Brandon Minster, Broadside Correspondent
Wolves are getting randy for coyotes at an alarmingly ever-increasing pace, and we have evolution to blame.
For readers unfamiliar with these animals, I’ll remind you that wolves are the direct ancestors of chihuahuas, and coyotes are used by cowboys as a pronunciation test of the claims to authenticity of other cowboys, much like English merchants making a suspected Dutch say “bread and cheese” in the Rising of 1381.
A fellow might be practically indistinguishable from the Village People cowboy, but if he says “coyote” with anything more than two syllables, he’s a good-for-nothing city slicker, bent on fencing the last free range of the West.
As it turns out, the coyote is more useful than any of us suspected. In a pinch, it can serve as the nightcap of a wolf’s Saturday night. According to Jennifer Viegas of Discovery News, wolves are getting their interspecies freak on (paraphrasing) and the result is something called a coywolf.
Like any good modern American, I have two questions. Firstly, who is responsible? Secondly, is that responsibility fiduciary in nature, or can I at least convince a Mississippi jury that it is?
Roland Kays of the New York State Museum lays the blame on Charles Darwin. “This is an evolutionary mechanism to generate new variation that can work faster than genetic mutation,” Kays said.
Of course, I’m the product of a public school, but I seem to remember that evolution is non-sentient. Now I come to find out that not only can evolution pick faster methods, it’s also a little kinky. Dave the Wolf is walking along in the forest, contemplating the infinite, and he sees a lady coyote. His natural reaction might be to kill the coyote, but now evolution steps in and says, “I can’t let you do that, Dave.” Instead, Dave gets hot for his new lady friend and if you want to know the rest, ask your parents.
Before the advent of television lowered evolution’s attention span, here’s how it used to work. Of all the slightly different coyotes, some might be more suited to fill the hole left by a thinning wolf population. These would flourish and be more likely to pass along the genetic traits that helped them succeed. Eventually, these super coyotes have cornered the means of production and lord it over their standard coyote brethren, who gnash their teeth and foment revolution. The circle of life.
That might have worked before, but now evolution has a plane to catch. Instead of the thinned wolves prospering from a lack of competition, they are saving everyone some time by going against their nature and wooing coyotes.
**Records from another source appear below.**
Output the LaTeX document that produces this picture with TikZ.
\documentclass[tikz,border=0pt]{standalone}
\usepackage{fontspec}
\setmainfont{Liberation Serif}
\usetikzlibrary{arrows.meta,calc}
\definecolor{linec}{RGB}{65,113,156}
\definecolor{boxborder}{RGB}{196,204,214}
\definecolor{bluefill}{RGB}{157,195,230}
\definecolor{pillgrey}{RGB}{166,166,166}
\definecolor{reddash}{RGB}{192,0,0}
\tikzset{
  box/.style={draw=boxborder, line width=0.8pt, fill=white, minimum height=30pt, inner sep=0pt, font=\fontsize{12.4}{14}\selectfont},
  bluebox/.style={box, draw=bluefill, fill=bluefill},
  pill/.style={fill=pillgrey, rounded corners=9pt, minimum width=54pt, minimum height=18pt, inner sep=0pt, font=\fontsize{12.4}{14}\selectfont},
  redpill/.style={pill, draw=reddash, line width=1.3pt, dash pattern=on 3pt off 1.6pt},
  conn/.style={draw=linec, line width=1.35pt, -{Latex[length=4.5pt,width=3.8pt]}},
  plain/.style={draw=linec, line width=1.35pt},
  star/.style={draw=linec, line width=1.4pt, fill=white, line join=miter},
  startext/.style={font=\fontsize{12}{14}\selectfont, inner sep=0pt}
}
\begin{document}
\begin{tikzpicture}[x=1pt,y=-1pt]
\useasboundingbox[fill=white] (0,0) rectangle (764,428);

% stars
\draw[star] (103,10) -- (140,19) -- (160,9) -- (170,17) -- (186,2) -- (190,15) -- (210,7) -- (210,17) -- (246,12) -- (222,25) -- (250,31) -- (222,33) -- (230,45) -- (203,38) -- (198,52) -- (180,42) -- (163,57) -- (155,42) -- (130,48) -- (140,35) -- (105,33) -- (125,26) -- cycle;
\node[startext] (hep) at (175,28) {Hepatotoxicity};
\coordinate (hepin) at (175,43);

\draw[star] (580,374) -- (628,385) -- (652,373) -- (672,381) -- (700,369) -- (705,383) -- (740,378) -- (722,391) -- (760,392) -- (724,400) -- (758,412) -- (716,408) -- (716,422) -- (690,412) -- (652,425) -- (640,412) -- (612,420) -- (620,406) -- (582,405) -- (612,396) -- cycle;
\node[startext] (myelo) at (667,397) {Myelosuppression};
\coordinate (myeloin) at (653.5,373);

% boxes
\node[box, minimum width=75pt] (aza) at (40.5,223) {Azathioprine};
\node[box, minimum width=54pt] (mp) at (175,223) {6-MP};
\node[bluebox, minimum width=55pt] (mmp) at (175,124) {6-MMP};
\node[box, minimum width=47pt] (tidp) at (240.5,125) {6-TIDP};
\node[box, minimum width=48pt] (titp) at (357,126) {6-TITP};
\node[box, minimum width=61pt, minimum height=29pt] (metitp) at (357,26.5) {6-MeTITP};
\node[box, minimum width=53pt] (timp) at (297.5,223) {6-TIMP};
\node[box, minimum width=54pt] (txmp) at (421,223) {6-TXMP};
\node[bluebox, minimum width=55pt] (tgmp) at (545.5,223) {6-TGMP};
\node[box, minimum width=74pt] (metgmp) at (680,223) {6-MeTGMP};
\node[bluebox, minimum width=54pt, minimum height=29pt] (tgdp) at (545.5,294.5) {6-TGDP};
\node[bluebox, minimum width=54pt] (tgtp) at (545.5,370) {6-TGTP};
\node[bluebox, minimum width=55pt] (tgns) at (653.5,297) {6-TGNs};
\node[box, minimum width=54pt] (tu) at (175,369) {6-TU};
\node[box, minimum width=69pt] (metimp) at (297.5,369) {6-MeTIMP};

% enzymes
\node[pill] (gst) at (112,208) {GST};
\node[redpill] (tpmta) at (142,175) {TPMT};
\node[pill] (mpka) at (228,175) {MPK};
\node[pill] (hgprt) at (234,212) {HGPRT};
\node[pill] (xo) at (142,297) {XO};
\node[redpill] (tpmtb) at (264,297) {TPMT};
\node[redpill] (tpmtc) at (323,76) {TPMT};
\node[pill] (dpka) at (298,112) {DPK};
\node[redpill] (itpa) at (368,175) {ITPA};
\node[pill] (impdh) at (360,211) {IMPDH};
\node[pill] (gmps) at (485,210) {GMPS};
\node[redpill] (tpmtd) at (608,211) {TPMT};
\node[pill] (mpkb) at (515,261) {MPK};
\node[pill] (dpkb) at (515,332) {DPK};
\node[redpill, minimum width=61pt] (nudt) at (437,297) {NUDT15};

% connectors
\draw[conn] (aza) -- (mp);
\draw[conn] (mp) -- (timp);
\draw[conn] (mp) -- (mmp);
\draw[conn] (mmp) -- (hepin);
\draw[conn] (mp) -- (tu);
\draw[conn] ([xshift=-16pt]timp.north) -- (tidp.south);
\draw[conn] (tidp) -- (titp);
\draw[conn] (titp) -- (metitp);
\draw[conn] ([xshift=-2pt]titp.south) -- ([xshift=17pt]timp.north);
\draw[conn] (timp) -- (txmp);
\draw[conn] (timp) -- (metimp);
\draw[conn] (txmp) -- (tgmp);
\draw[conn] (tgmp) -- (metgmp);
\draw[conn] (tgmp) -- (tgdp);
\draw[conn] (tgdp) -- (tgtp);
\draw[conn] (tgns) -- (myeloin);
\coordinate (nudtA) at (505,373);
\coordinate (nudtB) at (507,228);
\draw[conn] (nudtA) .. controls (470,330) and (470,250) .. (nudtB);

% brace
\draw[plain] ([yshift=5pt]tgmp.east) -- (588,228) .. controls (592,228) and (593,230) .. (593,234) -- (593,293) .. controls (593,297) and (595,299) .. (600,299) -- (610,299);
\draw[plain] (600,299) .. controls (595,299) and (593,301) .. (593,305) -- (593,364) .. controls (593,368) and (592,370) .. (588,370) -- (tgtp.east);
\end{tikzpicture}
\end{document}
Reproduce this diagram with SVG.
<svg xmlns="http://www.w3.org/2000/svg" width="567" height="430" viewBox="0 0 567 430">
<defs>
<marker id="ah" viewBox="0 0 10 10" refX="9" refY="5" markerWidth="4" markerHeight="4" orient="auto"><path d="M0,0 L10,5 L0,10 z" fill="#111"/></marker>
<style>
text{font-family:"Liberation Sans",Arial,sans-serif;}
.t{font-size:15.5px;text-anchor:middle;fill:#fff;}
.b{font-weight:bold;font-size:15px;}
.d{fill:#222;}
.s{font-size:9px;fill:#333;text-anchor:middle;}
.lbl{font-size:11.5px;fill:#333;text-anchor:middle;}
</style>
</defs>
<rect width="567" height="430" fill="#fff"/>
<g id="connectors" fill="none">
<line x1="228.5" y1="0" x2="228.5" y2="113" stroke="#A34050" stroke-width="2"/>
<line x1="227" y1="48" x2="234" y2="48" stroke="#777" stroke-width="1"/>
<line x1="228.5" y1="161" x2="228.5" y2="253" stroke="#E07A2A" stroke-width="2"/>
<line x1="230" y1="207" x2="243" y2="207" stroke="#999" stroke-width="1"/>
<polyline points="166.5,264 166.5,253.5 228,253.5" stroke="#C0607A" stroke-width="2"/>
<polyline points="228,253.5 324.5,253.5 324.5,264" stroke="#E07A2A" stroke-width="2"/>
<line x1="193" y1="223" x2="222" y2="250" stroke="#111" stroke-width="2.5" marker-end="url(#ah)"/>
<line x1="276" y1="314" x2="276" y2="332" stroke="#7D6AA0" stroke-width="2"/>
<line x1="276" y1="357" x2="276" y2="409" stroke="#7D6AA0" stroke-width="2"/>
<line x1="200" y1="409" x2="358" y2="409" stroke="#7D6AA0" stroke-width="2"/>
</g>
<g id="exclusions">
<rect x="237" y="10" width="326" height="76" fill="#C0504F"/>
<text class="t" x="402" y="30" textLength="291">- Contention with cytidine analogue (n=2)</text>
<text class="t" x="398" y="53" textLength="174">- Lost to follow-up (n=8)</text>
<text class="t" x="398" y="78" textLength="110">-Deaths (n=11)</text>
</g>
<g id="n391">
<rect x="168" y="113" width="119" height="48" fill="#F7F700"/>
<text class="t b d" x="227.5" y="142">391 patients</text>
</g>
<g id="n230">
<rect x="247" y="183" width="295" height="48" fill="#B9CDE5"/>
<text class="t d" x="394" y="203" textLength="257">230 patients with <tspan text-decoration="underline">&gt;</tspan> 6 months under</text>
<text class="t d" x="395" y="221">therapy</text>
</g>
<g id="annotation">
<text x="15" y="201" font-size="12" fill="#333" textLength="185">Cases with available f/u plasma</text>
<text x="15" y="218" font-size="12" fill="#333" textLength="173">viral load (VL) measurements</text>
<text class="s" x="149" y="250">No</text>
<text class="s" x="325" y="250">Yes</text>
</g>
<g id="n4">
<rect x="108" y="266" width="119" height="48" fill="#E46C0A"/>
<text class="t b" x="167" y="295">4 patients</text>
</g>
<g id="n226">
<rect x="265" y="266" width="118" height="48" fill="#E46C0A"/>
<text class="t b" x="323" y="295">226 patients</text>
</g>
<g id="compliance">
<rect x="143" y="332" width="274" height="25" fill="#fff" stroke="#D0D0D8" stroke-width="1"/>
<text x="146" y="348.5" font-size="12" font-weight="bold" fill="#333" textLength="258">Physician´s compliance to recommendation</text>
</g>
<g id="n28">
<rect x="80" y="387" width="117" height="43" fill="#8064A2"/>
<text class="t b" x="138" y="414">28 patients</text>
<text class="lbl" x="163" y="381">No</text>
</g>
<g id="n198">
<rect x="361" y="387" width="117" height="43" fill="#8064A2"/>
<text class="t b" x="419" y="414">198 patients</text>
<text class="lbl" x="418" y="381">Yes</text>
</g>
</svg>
Perhaps coyotes are incredibly easy lays. It’s hard to say; all that fur around their tails makes it difficult to spot lower back tattoos.
Using sex as a weapon of conquest has a long history – from Pat Benatar’s “Love is a Battlefield” to Jose Luis Marques’ profanely-titled movie about reconquering the Falkland Islands by Argentines impregnating the British women. Before these two instances, though, I don’t think it ever occurred, which raises the question: who is letting wolves listen to Pat Benatar and watch avant-garde minimalist cinema?
Now that I know evolution can be sped up, I’m looking to do a little cross-species hanky-panky myself. Trying to teach kids can be a long, thankless task, and often the end result isn’t even what was desired. So I’m going to use hybridization to run an end-around on evolution. I’ve got a hot date this weekend with an encyclopedia.